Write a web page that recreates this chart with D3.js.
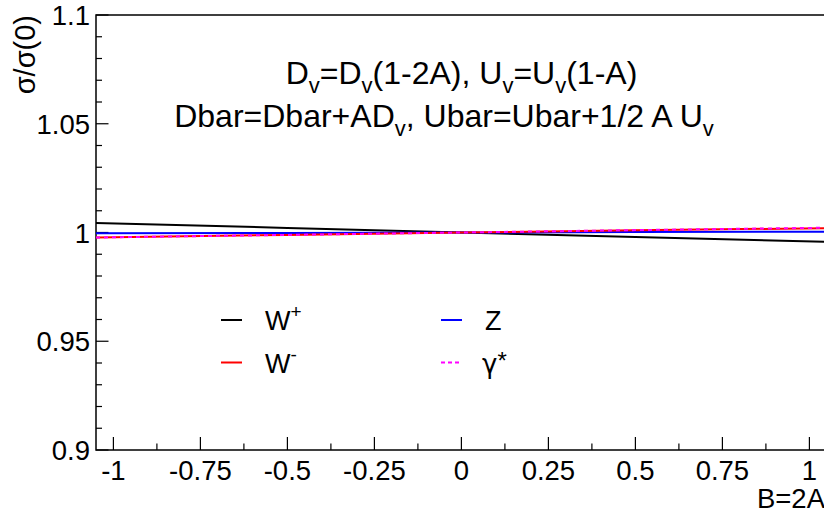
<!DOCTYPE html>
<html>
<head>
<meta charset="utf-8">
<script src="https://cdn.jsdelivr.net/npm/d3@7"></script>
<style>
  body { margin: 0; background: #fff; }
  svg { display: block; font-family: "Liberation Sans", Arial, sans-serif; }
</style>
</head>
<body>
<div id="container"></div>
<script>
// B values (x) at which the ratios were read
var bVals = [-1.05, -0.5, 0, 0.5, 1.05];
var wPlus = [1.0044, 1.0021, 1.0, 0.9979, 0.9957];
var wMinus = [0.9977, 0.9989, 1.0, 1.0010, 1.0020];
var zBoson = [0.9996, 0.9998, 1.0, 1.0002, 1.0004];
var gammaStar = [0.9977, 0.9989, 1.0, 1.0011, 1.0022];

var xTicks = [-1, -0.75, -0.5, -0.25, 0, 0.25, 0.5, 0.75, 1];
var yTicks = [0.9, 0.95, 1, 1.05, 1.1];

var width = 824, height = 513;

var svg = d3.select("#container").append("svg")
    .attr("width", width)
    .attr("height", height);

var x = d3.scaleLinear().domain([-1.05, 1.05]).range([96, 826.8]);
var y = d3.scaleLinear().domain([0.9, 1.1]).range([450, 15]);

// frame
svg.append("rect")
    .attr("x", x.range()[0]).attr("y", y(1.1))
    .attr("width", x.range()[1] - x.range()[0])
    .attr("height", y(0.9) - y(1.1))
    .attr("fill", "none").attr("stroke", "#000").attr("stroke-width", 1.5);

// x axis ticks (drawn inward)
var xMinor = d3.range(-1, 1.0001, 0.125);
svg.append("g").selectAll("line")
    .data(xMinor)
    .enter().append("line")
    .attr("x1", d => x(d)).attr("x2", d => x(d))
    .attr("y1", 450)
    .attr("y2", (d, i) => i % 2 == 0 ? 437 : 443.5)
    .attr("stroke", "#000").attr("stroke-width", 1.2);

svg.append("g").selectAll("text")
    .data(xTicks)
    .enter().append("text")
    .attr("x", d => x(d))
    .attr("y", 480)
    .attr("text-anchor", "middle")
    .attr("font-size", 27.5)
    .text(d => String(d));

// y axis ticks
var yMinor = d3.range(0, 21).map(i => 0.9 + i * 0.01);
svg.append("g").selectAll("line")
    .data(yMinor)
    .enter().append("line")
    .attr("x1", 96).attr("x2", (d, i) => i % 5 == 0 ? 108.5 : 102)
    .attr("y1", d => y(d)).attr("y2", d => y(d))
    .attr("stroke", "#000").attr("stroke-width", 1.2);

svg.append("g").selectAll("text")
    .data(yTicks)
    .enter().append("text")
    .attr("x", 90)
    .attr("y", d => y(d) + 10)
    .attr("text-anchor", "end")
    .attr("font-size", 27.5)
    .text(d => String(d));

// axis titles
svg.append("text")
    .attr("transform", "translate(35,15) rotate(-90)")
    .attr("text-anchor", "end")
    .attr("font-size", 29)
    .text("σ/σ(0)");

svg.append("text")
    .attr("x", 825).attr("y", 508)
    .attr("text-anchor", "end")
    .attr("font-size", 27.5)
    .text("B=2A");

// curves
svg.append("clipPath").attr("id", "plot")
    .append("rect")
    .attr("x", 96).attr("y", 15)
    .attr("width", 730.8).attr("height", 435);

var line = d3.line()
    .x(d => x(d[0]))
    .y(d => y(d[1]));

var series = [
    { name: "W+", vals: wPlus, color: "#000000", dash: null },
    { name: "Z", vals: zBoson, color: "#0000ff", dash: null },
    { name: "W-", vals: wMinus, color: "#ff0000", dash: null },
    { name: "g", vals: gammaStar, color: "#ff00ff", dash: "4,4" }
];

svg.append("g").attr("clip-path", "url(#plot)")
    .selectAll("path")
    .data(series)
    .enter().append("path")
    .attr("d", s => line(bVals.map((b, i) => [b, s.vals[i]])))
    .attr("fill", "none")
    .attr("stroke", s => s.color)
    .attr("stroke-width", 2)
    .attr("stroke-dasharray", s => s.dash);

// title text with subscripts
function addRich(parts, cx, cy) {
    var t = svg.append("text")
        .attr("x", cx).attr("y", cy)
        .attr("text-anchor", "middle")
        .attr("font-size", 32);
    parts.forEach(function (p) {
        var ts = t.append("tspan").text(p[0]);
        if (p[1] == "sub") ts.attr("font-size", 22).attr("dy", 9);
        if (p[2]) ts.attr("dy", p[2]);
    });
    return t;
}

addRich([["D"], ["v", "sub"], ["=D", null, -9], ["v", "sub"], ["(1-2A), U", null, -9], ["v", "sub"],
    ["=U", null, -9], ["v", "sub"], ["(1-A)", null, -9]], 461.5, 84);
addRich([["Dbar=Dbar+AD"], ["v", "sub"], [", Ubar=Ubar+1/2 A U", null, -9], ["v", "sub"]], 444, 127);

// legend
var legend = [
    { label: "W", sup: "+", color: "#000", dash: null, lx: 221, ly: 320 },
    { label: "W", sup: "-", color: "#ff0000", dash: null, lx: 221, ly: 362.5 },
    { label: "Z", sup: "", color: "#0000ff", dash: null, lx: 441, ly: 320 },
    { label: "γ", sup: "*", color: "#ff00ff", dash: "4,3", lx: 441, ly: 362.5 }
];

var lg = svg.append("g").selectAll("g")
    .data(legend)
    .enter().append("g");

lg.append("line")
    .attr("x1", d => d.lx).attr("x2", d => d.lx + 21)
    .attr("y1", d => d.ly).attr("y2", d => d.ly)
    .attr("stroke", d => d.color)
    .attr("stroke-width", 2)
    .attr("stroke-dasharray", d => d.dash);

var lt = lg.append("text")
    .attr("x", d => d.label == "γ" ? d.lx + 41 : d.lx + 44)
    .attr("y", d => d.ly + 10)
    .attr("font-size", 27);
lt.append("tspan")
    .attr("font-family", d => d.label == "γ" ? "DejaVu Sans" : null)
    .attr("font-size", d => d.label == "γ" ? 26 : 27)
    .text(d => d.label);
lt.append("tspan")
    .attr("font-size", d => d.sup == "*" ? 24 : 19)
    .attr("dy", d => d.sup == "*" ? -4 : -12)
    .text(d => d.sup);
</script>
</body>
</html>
━━━
◆ **REQUEST**
Reproduce every line above as written, skipping pictures.

◆ **ANSWER TO THIS TASK**
Write a web page that recreates this chart with D3.js.
<!DOCTYPE html>
<html>
<head>
<meta charset="utf-8">
<script src="https://cdn.jsdelivr.net/npm/d3@7"></script>
<style>
  body { margin: 0; background: #fff; }
  svg { display: block; font-family: "Liberation Sans", Arial, sans-serif; }
</style>
</head>
<body>
<div id="container"></div>
<script>
// B values (x) at which the ratios were read
var bVals = [-1.05, -0.5, 0, 0.5, 1.05];
var wPlus = [1.0044, 1.0021, 1.0, 0.9979, 0.9957];
var wMinus = [0.9977, 0.9989, 1.0, 1.0010, 1.0020];
var zBoson = [0.9996, 0.9998, 1.0, 1.0002, 1.0004];
var gammaStar = [0.9977, 0.9989, 1.0, 1.0011, 1.0022];

var xTicks = [-1, -0.75, -0.5, -0.25, 0, 0.25, 0.5, 0.75, 1];
var yTicks = [0.9, 0.95, 1, 1.05, 1.1];

var width = 824, height = 513;

var svg = d3.select("#container").append("svg")
    .attr("width", width)
    .attr("height", height);

var x = d3.scaleLinear().domain([-1.05, 1.05]).range([96, 826.8]);
var y = d3.scaleLinear().domain([0.9, 1.1]).range([450, 15]);

// frame
svg.append("rect")
    .attr("x", x.range()[0]).attr("y", y(1.1))
    .attr("width", x.range()[1] - x.range()[0])
    .attr("height", y(0.9) - y(1.1))
    .attr("fill", "none").attr("stroke", "#000").attr("stroke-width", 1.5);

// x axis ticks (drawn inward)
var xMinor = d3.range(-1, 1.0001, 0.125);
svg.append("g").selectAll("line")
    .data(xMinor)
    .enter().append("line")
    .attr("x1", d => x(d)).attr("x2", d => x(d))
    .attr("y1", 450)
    .attr("y2", (d, i) => i % 2 == 0 ? 437 : 443.5)
    .attr("stroke", "#000").attr("stroke-width", 1.2);

svg.append("g").selectAll("text")
    .data(xTicks)
    .enter().append("text")
    .attr("x", d => x(d))
    .attr("y", 480)
    .attr("text-anchor", "middle")
    .attr("font-size", 27.5)
    .text(d => String(d));

// y axis ticks
var yMinor = d3.range(0, 21).map(i => 0.9 + i * 0.01);
svg.append("g").selectAll("line")
    .data(yMinor)
    .enter().append("line")
    .attr("x1", 96).attr("x2", (d, i) => i % 5 == 0 ? 108.5 : 102)
    .attr("y1", d => y(d)).attr("y2", d => y(d))
    .attr("stroke", "#000").attr("stroke-width", 1.2);

svg.append("g").selectAll("text")
    .data(yTicks)
    .enter().append("text")
    .attr("x", 90)
    .attr("y", d => y(d) + 10)
    .attr("text-anchor", "end")
    .attr("font-size", 27.5)
    .text(d => String(d));

// axis titles
svg.append("text")
    .attr("transform", "translate(35,15) rotate(-90)")
    .attr("text-anchor", "end")
    .attr("font-size", 29)
    .text("σ/σ(0)");

svg.append("text")
    .attr("x", 825).attr("y", 508)
    .attr("text-anchor", "end")
    .attr("font-size", 27.5)
    .text("B=2A");

// curves
svg.append("clipPath").attr("id", "plot")
    .append("rect")
    .attr("x", 96).attr("y", 15)
    .attr("width", 730.8).attr("height", 435);

var line = d3.line()
    .x(d => x(d[0]))
    .y(d => y(d[1]));

var series = [
    { name: "W+", vals: wPlus, color: "#000000", dash: null },
    { name: "Z", vals: zBoson, color: "#0000ff", dash: null },
    { name: "W-", vals: wMinus, color: "#ff0000", dash: null },
    { name: "g", vals: gammaStar, color: "#ff00ff", dash: "4,4" }
];

svg.append("g").attr("clip-path", "url(#plot)")
    .selectAll("path")
    .data(series)
    .enter().append("path")
    .attr("d", s => line(bVals.map((b, i) => [b, s.vals[i]])))
    .attr("fill", "none")
    .attr("stroke", s => s.color)
    .attr("stroke-width", 2)
    .attr("stroke-dasharray", s => s.dash);

// title text with subscripts
function addRich(parts, cx, cy) {
    var t = svg.append("text")
        .attr("x", cx).attr("y", cy)
        .attr("text-anchor", "middle")
        .attr("font-size", 32);
    parts.forEach(function (p) {
        var ts = t.append("tspan").text(p[0]);
        if (p[1] == "sub") ts.attr("font-size", 22).attr("dy", 9);
        if (p[2]) ts.attr("dy", p[2]);
    });
    return t;
}

addRich([["D"], ["v", "sub"], ["=D", null, -9], ["v", "sub"], ["(1-2A), U", null, -9], ["v", "sub"],
    ["=U", null, -9], ["v", "sub"], ["(1-A)", null, -9]], 461.5, 84);
addRich([["Dbar=Dbar+AD"], ["v", "sub"], [", Ubar=Ubar+1/2 A U", null, -9], ["v", "sub"]], 444, 127);

// legend
var legend = [
    { label: "W", sup: "+", color: "#000", dash: null, lx: 221, ly: 320 },
    { label: "W", sup: "-", color: "#ff0000", dash: null, lx: 221, ly: 362.5 },
    { label: "Z", sup: "", color: "#0000ff", dash: null, lx: 441, ly: 320 },
    { label: "γ", sup: "*", color: "#ff00ff", dash: "4,3", lx: 441, ly: 362.5 }
];

var lg = svg.append("g").selectAll("g")
    .data(legend)
    .enter().append("g");

lg.append("line")
    .attr("x1", d => d.lx).attr("x2", d => d.lx + 21)
    .attr("y1", d => d.ly).attr("y2", d => d.ly)
    .attr("stroke", d => d.color)
    .attr("stroke-width", 2)
    .attr("stroke-dasharray", d => d.dash);

var lt = lg.append("text")
    .attr("x", d => d.label == "γ" ? d.lx + 41 : d.lx + 44)
    .attr("y", d => d.ly + 10)
    .attr("font-size", 27);
lt.append("tspan")
    .attr("font-family", d => d.label == "γ" ? "DejaVu Sans" : null)
    .attr("font-size", d => d.label == "γ" ? 26 : 27)
    .text(d => d.label);
lt.append("tspan")
    .attr("font-size", d => d.sup == "*" ? 24 : 19)
    .attr("dy", d => d.sup == "*" ? -4 : -12)
    .text(d => d.sup);
</script>
</body>
</html>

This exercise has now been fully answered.